Ликург, как выше сказано, составил сперва совет геронтов из мужей, участвовавших в его предприятии. Впоследствии он определил, чтобы место умершего заступал гражданин, почитаемый добродетельнейшим из числа тех, кому было более шестидесяти лет. Достижение сего достоинства почиталось величайшим в свете подвигом и высшей степенью славы. Надлежало показать себя не скорейшим среди скорых, не сильнейшим среди сильных, но добродетельнейшим и благоразумнейшим из добродетельных и благоразумных граждан и в награду за добродетель целой жизни приобрести, так сказать, всю силу республики, власть над жизнью и честью – одним словом, над тем, что всего в свете выше и дороже.

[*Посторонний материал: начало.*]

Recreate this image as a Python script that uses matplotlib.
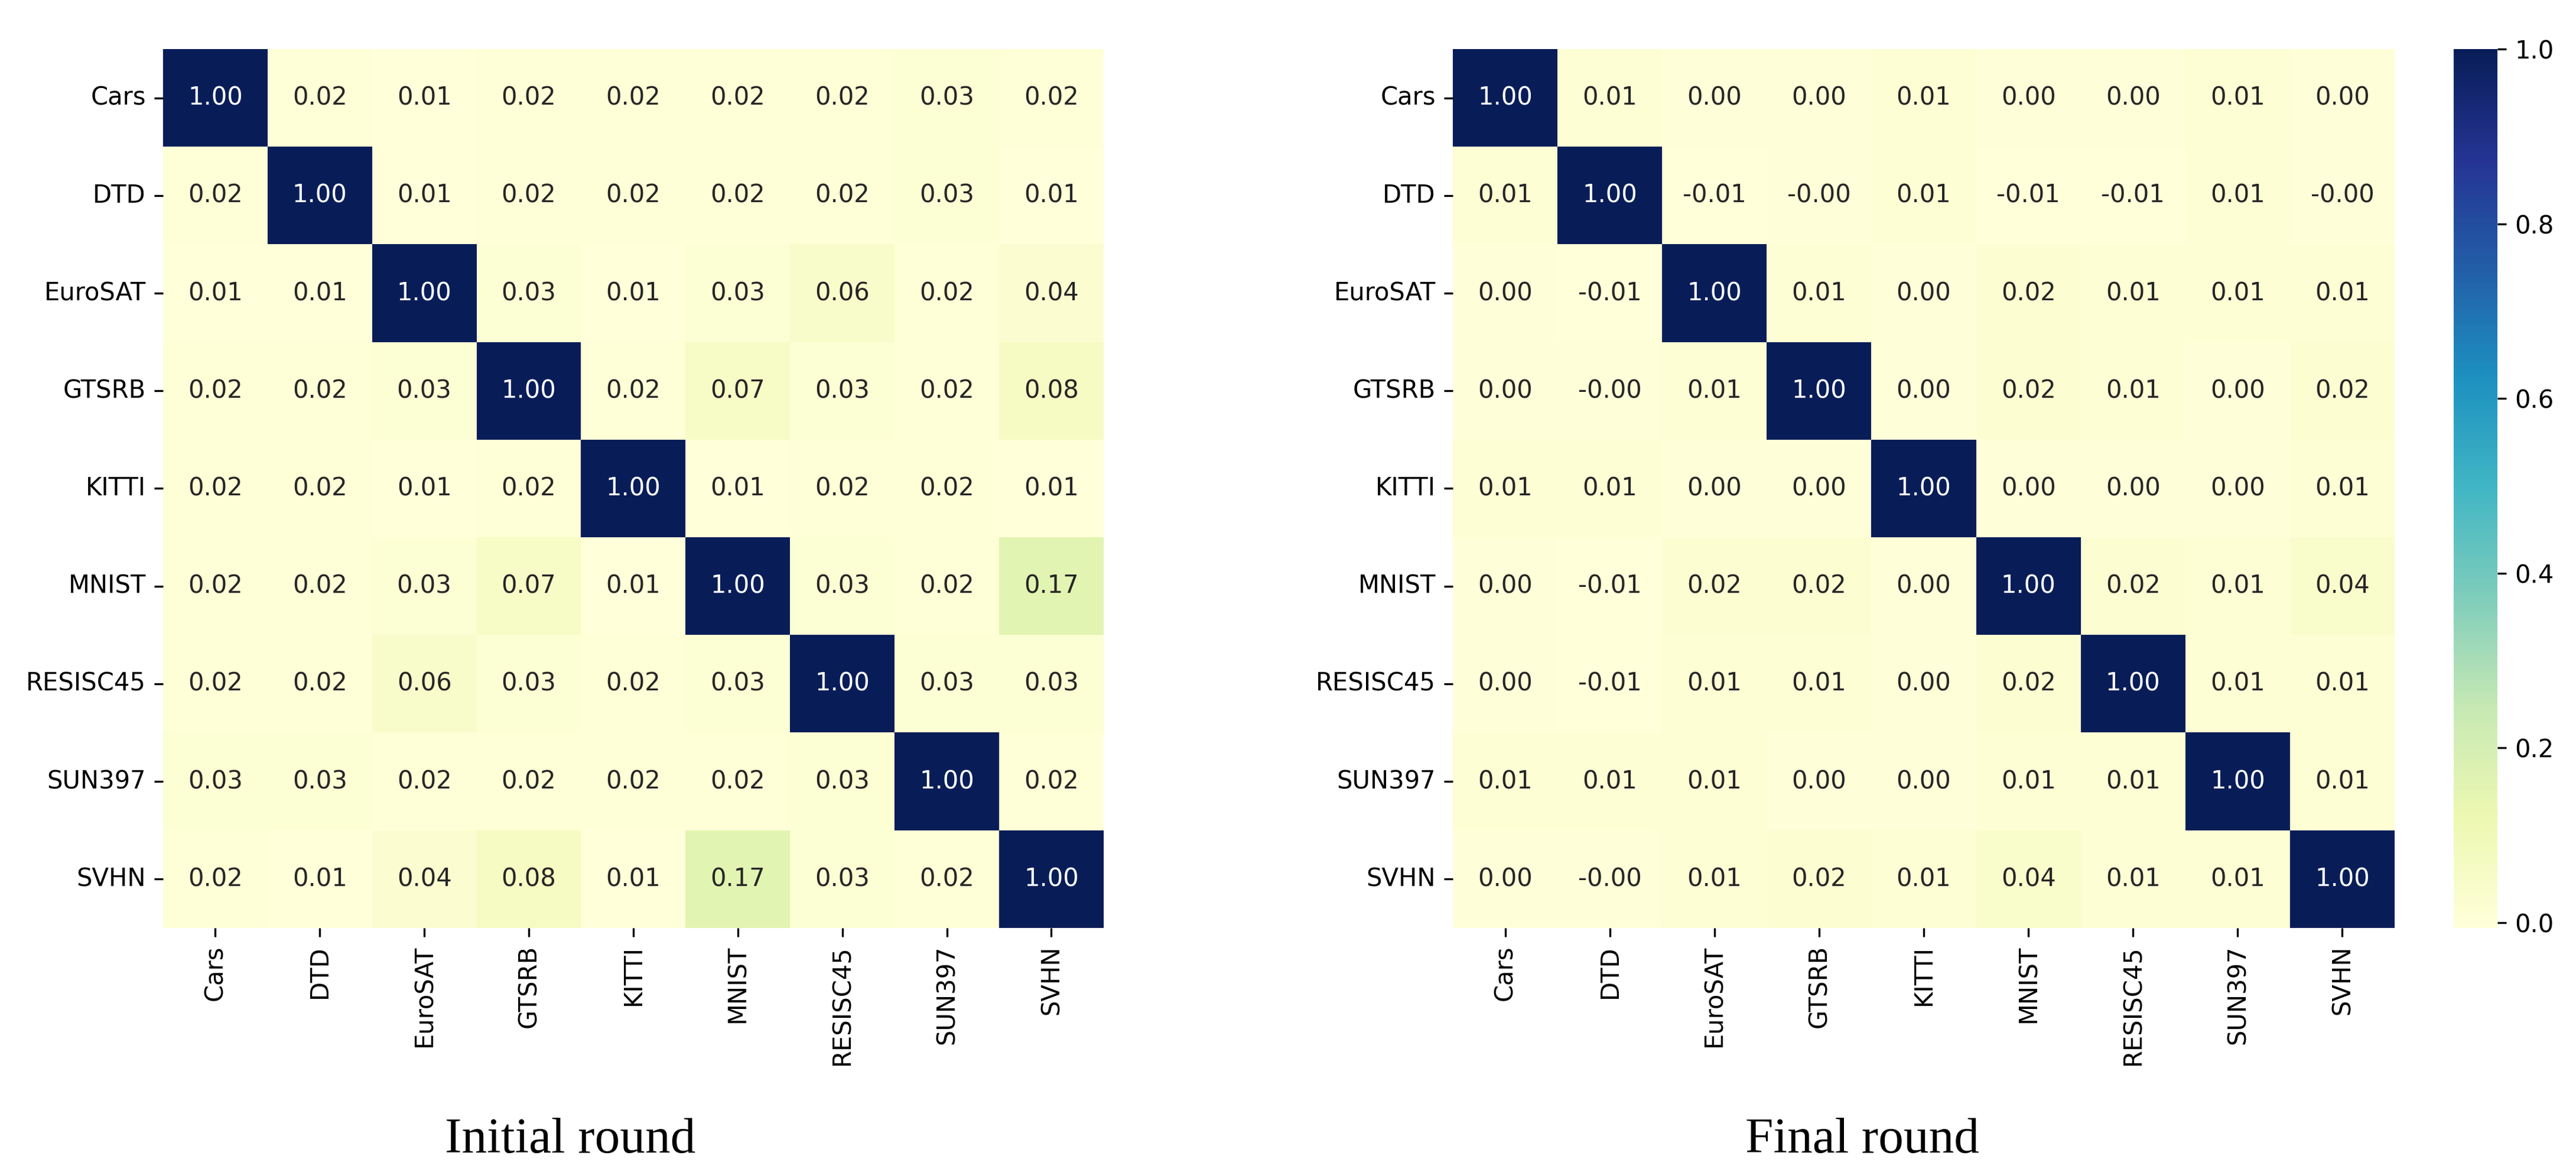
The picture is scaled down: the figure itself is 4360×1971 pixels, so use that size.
import matplotlib
matplotlib.use("Agg")
import matplotlib.pyplot as plt
import seaborn as sns

# task names, shared by both matrices
tasks = ["Cars", "DTD", "EuroSAT", "GTSRB", "KITTI",
         "MNIST", "RESISC45", "SUN397", "SVHN"]

# cosine similarity between task vectors, initial round
initial_sim = [
    [1.00, 0.02, 0.01, 0.02, 0.02, 0.02, 0.02, 0.03, 0.02],
    [0.02, 1.00, 0.01, 0.02, 0.02, 0.02, 0.02, 0.03, 0.01],
    [0.01, 0.01, 1.00, 0.03, 0.01, 0.03, 0.06, 0.02, 0.04],
    [0.02, 0.02, 0.03, 1.00, 0.02, 0.07, 0.03, 0.02, 0.08],
    [0.02, 0.02, 0.01, 0.02, 1.00, 0.01, 0.02, 0.02, 0.01],
    [0.02, 0.02, 0.03, 0.07, 0.01, 1.00, 0.03, 0.02, 0.17],
    [0.02, 0.02, 0.06, 0.03, 0.02, 0.03, 1.00, 0.03, 0.03],
    [0.03, 0.03, 0.02, 0.02, 0.02, 0.02, 0.03, 1.00, 0.02],
    [0.02, 0.01, 0.04, 0.08, 0.01, 0.17, 0.03, 0.02, 1.00],
]

# cosine similarity between task vectors, final round
final_sim = [
    [1.00, 0.01, 0.00, 0.00, 0.01, 0.00, 0.00, 0.01, 0.00],
    [0.01, 1.00, -0.006, -0.002, 0.01, -0.006, -0.006, 0.01, -0.002],
    [0.00, -0.006, 1.00, 0.01, 0.00, 0.02, 0.01, 0.01, 0.01],
    [0.00, -0.002, 0.01, 1.00, 0.00, 0.02, 0.01, 0.00, 0.02],
    [0.01, 0.01, 0.00, 0.00, 1.00, 0.00, 0.00, 0.00, 0.01],
    [0.00, -0.006, 0.02, 0.02, 0.00, 1.00, 0.02, 0.01, 0.04],
    [0.00, -0.006, 0.01, 0.01, 0.00, 0.02, 1.00, 0.01, 0.01],
    [0.01, 0.01, 0.01, 0.00, 0.00, 0.01, 0.01, 1.00, 0.01],
    [0.00, -0.002, 0.01, 0.02, 0.01, 0.04, 0.01, 0.01, 1.00],
]

captions = ["Initial round", "Final round"]

fig = plt.figure(figsize=(4360 / 300, 1971 / 300), dpi=300)

# axes placed to match the original layout
ax_left = fig.add_axes([0.0633, 0.2035, 0.3651, 0.7544])
ax_right = fig.add_axes([0.5640, 0.2035, 0.3656, 0.7544])
cbar_ax = fig.add_axes([0.9525, 0.2035, 0.0170, 0.7544])

sns.heatmap(initial_sim, ax=ax_left, cmap="YlGnBu", annot=True, fmt=".2f",
            xticklabels=tasks, yticklabels=tasks, cbar=False)
sns.heatmap(final_sim, ax=ax_right, cmap="YlGnBu", annot=True, fmt=".2f",
            xticklabels=tasks, yticklabels=tasks, cbar_ax=cbar_ax)

for ax in (ax_left, ax_right):
    ax.tick_params(axis="x", labelrotation=90)
    ax.tick_params(axis="y", labelrotation=0)

# captions under each panel
fig.text(0.2213, 0.0107, captions[0], ha="center", va="baseline",
         family="Liberation Serif", fontsize=20.5)
fig.text(0.7230, 0.0107, captions[1], ha="center", va="baseline",
         family="Liberation Serif", fontsize=20.5)

fig.savefig("out.png", dpi=300)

Избрание геронта происходило следующим образом: народ собирался на площадь; некоторые избранные мужи были запираемы в ближайший дом, из которого нельзя ни видеть, ни быть видимым, но только можно слышать крик, издаваемый собранным народом. Народ при этом случае, равно как при других, криком изъявлял свое согласие. Назначенные к выбору в глубоком молчании проходили Собрание не все вместе, но один после другого, как по жребию доставалось. Запертые держали таблицы, на которых замечали, сколь велик был шум, не зная, однако же, кого он касался. Они замечали только порядок, по которому каждый из них был введен в Собрание, как-то: первый, второй, третий и так далее. Тот, в чью пользу восклицания были самые громкие и многочисленные, был избираем в геронты. Он надевал на голову венок из цветов, ходил в храмы богов в сопровождении великого множества юношей, его прославляющих, и женщин, превозносящих его добродетели в песнях и благословляющих жизнь его. Каждый из его родственников приглашал его к ужину, говоря: «Город чтит тебя этим столом». После этих пиршеств шел он к общественному столу, где все происходило по обыкновению. Он оставлял у себя вторую долю кушанья, при этом случае даваемую. Когда его родственницы приходили к дверям, то, призвавши из них ту, которую он более всех почитал, отдавал эту часть, говоря: «Я даю тебе долю, полученную мной в знак отличия». Другие женщины прославляли и провожали ее с честью до самого дома.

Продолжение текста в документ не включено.